• What to do:
Copy all lines below exactly as written. Leave pictures out.

• Data shown:
BEGIN

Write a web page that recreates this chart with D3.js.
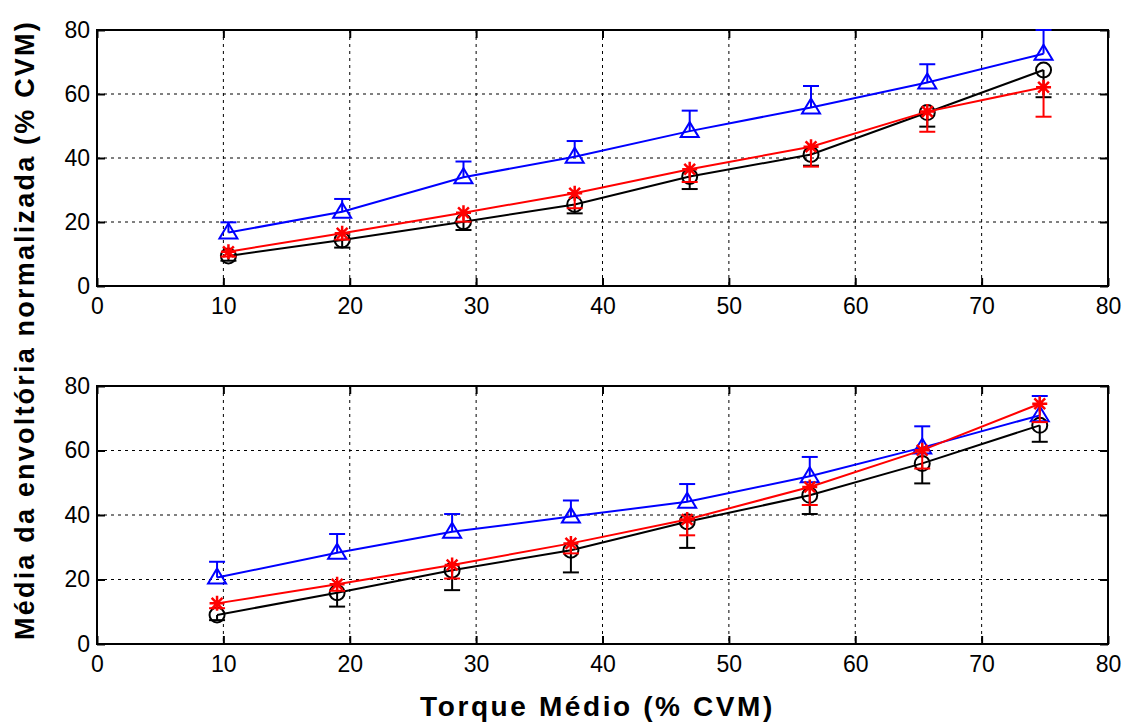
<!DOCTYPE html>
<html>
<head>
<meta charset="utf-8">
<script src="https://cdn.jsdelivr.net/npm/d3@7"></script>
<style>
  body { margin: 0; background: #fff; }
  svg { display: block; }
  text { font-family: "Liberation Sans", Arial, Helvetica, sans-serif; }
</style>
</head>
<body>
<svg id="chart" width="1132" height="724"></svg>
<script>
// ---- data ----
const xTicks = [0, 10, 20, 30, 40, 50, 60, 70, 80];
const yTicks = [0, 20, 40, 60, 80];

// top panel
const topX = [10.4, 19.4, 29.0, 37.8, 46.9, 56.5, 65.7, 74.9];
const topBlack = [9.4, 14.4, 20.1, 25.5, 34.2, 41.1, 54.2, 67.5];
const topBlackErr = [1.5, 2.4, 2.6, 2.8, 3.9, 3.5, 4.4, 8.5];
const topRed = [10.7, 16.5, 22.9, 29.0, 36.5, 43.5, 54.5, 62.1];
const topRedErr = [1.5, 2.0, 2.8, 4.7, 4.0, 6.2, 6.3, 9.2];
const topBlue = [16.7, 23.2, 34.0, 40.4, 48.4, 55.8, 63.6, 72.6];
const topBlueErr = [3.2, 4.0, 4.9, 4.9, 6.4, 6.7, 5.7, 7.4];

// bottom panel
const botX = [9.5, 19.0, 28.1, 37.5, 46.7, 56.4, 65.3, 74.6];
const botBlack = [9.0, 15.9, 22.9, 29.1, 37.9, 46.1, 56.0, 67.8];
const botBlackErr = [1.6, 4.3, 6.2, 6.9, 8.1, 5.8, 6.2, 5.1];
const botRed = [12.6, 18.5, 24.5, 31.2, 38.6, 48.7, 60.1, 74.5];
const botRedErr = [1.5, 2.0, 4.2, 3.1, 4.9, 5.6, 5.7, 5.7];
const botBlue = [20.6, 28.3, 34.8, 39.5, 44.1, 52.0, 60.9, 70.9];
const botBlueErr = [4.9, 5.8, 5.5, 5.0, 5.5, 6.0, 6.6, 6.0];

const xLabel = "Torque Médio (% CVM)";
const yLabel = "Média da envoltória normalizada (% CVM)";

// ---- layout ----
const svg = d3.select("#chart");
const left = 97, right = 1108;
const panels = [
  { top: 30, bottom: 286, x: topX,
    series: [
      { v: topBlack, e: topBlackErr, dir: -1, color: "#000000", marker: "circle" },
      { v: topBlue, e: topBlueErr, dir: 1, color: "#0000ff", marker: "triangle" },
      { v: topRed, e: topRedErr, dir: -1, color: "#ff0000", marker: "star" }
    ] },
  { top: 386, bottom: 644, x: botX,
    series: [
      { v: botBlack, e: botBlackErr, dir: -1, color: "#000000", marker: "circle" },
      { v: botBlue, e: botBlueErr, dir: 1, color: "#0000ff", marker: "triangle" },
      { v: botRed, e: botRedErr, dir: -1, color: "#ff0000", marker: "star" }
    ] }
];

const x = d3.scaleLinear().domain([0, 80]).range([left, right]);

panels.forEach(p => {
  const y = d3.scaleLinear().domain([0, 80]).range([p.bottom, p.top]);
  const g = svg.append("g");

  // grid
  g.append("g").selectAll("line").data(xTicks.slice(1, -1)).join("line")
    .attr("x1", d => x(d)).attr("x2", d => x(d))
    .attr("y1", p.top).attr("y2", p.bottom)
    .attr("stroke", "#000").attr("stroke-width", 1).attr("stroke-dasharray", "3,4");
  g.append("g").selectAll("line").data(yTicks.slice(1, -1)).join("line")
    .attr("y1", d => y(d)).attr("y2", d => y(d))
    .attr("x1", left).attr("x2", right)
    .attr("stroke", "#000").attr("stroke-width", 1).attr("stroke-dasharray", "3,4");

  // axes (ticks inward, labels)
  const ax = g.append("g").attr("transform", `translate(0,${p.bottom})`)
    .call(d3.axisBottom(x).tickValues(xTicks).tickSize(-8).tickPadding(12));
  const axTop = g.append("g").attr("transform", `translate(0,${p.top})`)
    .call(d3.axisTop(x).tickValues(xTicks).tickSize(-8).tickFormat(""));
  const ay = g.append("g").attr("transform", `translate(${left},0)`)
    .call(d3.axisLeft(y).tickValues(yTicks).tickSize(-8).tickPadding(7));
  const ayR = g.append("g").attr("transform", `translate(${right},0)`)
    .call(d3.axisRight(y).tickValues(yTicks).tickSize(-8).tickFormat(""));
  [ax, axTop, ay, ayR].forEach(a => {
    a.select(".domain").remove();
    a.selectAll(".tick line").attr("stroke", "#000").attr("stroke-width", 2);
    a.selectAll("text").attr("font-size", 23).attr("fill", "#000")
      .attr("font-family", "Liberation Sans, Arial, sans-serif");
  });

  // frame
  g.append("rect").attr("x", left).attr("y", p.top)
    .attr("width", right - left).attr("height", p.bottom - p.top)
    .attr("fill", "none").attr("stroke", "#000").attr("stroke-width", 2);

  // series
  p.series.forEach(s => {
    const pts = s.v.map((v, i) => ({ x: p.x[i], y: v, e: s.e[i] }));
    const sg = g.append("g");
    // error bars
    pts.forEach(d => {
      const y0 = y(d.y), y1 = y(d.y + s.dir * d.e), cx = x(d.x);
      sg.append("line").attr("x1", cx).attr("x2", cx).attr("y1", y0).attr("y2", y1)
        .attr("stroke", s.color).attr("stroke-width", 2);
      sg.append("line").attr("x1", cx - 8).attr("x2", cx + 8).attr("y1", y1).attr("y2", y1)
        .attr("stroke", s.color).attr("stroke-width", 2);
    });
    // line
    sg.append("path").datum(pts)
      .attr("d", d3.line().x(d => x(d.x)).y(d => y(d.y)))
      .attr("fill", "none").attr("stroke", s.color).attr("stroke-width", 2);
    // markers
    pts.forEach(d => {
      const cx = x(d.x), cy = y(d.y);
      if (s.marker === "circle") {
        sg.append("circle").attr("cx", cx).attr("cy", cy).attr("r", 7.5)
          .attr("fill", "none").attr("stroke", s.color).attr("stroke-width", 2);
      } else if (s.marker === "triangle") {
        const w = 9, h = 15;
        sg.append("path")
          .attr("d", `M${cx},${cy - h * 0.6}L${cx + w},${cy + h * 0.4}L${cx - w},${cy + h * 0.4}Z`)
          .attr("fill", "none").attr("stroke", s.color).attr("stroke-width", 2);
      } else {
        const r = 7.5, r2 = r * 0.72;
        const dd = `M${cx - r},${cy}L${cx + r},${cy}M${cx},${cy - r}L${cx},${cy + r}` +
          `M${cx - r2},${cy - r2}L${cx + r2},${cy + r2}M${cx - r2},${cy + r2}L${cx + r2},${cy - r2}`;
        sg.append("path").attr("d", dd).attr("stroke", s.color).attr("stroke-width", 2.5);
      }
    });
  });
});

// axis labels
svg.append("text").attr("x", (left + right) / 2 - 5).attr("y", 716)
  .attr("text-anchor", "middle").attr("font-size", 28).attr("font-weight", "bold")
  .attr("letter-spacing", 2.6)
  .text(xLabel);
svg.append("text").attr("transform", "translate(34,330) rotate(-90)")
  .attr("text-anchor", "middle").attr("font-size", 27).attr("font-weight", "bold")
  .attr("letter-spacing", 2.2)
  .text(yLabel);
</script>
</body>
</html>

END

• Exercise response:
Write a web page that recreates this chart with D3.js.
<!DOCTYPE html>
<html>
<head>
<meta charset="utf-8">
<script src="https://cdn.jsdelivr.net/npm/d3@7"></script>
<style>
  body { margin: 0; background: #fff; }
  svg { display: block; }
  text { font-family: "Liberation Sans", Arial, Helvetica, sans-serif; }
</style>
</head>
<body>
<svg id="chart" width="1132" height="724"></svg>
<script>
// ---- data ----
const xTicks = [0, 10, 20, 30, 40, 50, 60, 70, 80];
const yTicks = [0, 20, 40, 60, 80];

// top panel
const topX = [10.4, 19.4, 29.0, 37.8, 46.9, 56.5, 65.7, 74.9];
const topBlack = [9.4, 14.4, 20.1, 25.5, 34.2, 41.1, 54.2, 67.5];
const topBlackErr = [1.5, 2.4, 2.6, 2.8, 3.9, 3.5, 4.4, 8.5];
const topRed = [10.7, 16.5, 22.9, 29.0, 36.5, 43.5, 54.5, 62.1];
const topRedErr = [1.5, 2.0, 2.8, 4.7, 4.0, 6.2, 6.3, 9.2];
const topBlue = [16.7, 23.2, 34.0, 40.4, 48.4, 55.8, 63.6, 72.6];
const topBlueErr = [3.2, 4.0, 4.9, 4.9, 6.4, 6.7, 5.7, 7.4];

// bottom panel
const botX = [9.5, 19.0, 28.1, 37.5, 46.7, 56.4, 65.3, 74.6];
const botBlack = [9.0, 15.9, 22.9, 29.1, 37.9, 46.1, 56.0, 67.8];
const botBlackErr = [1.6, 4.3, 6.2, 6.9, 8.1, 5.8, 6.2, 5.1];
const botRed = [12.6, 18.5, 24.5, 31.2, 38.6, 48.7, 60.1, 74.5];
const botRedErr = [1.5, 2.0, 4.2, 3.1, 4.9, 5.6, 5.7, 5.7];
const botBlue = [20.6, 28.3, 34.8, 39.5, 44.1, 52.0, 60.9, 70.9];
const botBlueErr = [4.9, 5.8, 5.5, 5.0, 5.5, 6.0, 6.6, 6.0];

const xLabel = "Torque Médio (% CVM)";
const yLabel = "Média da envoltória normalizada (% CVM)";

// ---- layout ----
const svg = d3.select("#chart");
const left = 97, right = 1108;
const panels = [
  { top: 30, bottom: 286, x: topX,
    series: [
      { v: topBlack, e: topBlackErr, dir: -1, color: "#000000", marker: "circle" },
      { v: topBlue, e: topBlueErr, dir: 1, color: "#0000ff", marker: "triangle" },
      { v: topRed, e: topRedErr, dir: -1, color: "#ff0000", marker: "star" }
    ] },
  { top: 386, bottom: 644, x: botX,
    series: [
      { v: botBlack, e: botBlackErr, dir: -1, color: "#000000", marker: "circle" },
      { v: botBlue, e: botBlueErr, dir: 1, color: "#0000ff", marker: "triangle" },
      { v: botRed, e: botRedErr, dir: -1, color: "#ff0000", marker: "star" }
    ] }
];

const x = d3.scaleLinear().domain([0, 80]).range([left, right]);

panels.forEach(p => {
  const y = d3.scaleLinear().domain([0, 80]).range([p.bottom, p.top]);
  const g = svg.append("g");

  // grid
  g.append("g").selectAll("line").data(xTicks.slice(1, -1)).join("line")
    .attr("x1", d => x(d)).attr("x2", d => x(d))
    .attr("y1", p.top).attr("y2", p.bottom)
    .attr("stroke", "#000").attr("stroke-width", 1).attr("stroke-dasharray", "3,4");
  g.append("g").selectAll("line").data(yTicks.slice(1, -1)).join("line")
    .attr("y1", d => y(d)).attr("y2", d => y(d))
    .attr("x1", left).attr("x2", right)
    .attr("stroke", "#000").attr("stroke-width", 1).attr("stroke-dasharray", "3,4");

  // axes (ticks inward, labels)
  const ax = g.append("g").attr("transform", `translate(0,${p.bottom})`)
    .call(d3.axisBottom(x).tickValues(xTicks).tickSize(-8).tickPadding(12));
  const axTop = g.append("g").attr("transform", `translate(0,${p.top})`)
    .call(d3.axisTop(x).tickValues(xTicks).tickSize(-8).tickFormat(""));
  const ay = g.append("g").attr("transform", `translate(${left},0)`)
    .call(d3.axisLeft(y).tickValues(yTicks).tickSize(-8).tickPadding(7));
  const ayR = g.append("g").attr("transform", `translate(${right},0)`)
    .call(d3.axisRight(y).tickValues(yTicks).tickSize(-8).tickFormat(""));
  [ax, axTop, ay, ayR].forEach(a => {
    a.select(".domain").remove();
    a.selectAll(".tick line").attr("stroke", "#000").attr("stroke-width", 2);
    a.selectAll("text").attr("font-size", 23).attr("fill", "#000")
      .attr("font-family", "Liberation Sans, Arial, sans-serif");
  });

  // frame
  g.append("rect").attr("x", left).attr("y", p.top)
    .attr("width", right - left).attr("height", p.bottom - p.top)
    .attr("fill", "none").attr("stroke", "#000").attr("stroke-width", 2);

  // series
  p.series.forEach(s => {
    const pts = s.v.map((v, i) => ({ x: p.x[i], y: v, e: s.e[i] }));
    const sg = g.append("g");
    // error bars
    pts.forEach(d => {
      const y0 = y(d.y), y1 = y(d.y + s.dir * d.e), cx = x(d.x);
      sg.append("line").attr("x1", cx).attr("x2", cx).attr("y1", y0).attr("y2", y1)
        .attr("stroke", s.color).attr("stroke-width", 2);
      sg.append("line").attr("x1", cx - 8).attr("x2", cx + 8).attr("y1", y1).attr("y2", y1)
        .attr("stroke", s.color).attr("stroke-width", 2);
    });
    // line
    sg.append("path").datum(pts)
      .attr("d", d3.line().x(d => x(d.x)).y(d => y(d.y)))
      .attr("fill", "none").attr("stroke", s.color).attr("stroke-width", 2);
    // markers
    pts.forEach(d => {
      const cx = x(d.x), cy = y(d.y);
      if (s.marker === "circle") {
        sg.append("circle").attr("cx", cx).attr("cy", cy).attr("r", 7.5)
          .attr("fill", "none").attr("stroke", s.color).attr("stroke-width", 2);
      } else if (s.marker === "triangle") {
        const w = 9, h = 15;
        sg.append("path")
          .attr("d", `M${cx},${cy - h * 0.6}L${cx + w},${cy + h * 0.4}L${cx - w},${cy + h * 0.4}Z`)
          .attr("fill", "none").attr("stroke", s.color).attr("stroke-width", 2);
      } else {
        const r = 7.5, r2 = r * 0.72;
        const dd = `M${cx - r},${cy}L${cx + r},${cy}M${cx},${cy - r}L${cx},${cy + r}` +
          `M${cx - r2},${cy - r2}L${cx + r2},${cy + r2}M${cx - r2},${cy + r2}L${cx + r2},${cy - r2}`;
        sg.append("path").attr("d", dd).attr("stroke", s.color).attr("stroke-width", 2.5);
      }
    });
  });
});

// axis labels
svg.append("text").attr("x", (left + right) / 2 - 5).attr("y", 716)
  .attr("text-anchor", "middle").attr("font-size", 28).attr("font-weight", "bold")
  .attr("letter-spacing", 2.6)
  .text(xLabel);
svg.append("text").attr("transform", "translate(34,330) rotate(-90)")
  .attr("text-anchor", "middle").attr("font-size", 27).attr("font-weight", "bold")
  .attr("letter-spacing", 2.2)
  .text(yLabel);
</script>
</body>
</html>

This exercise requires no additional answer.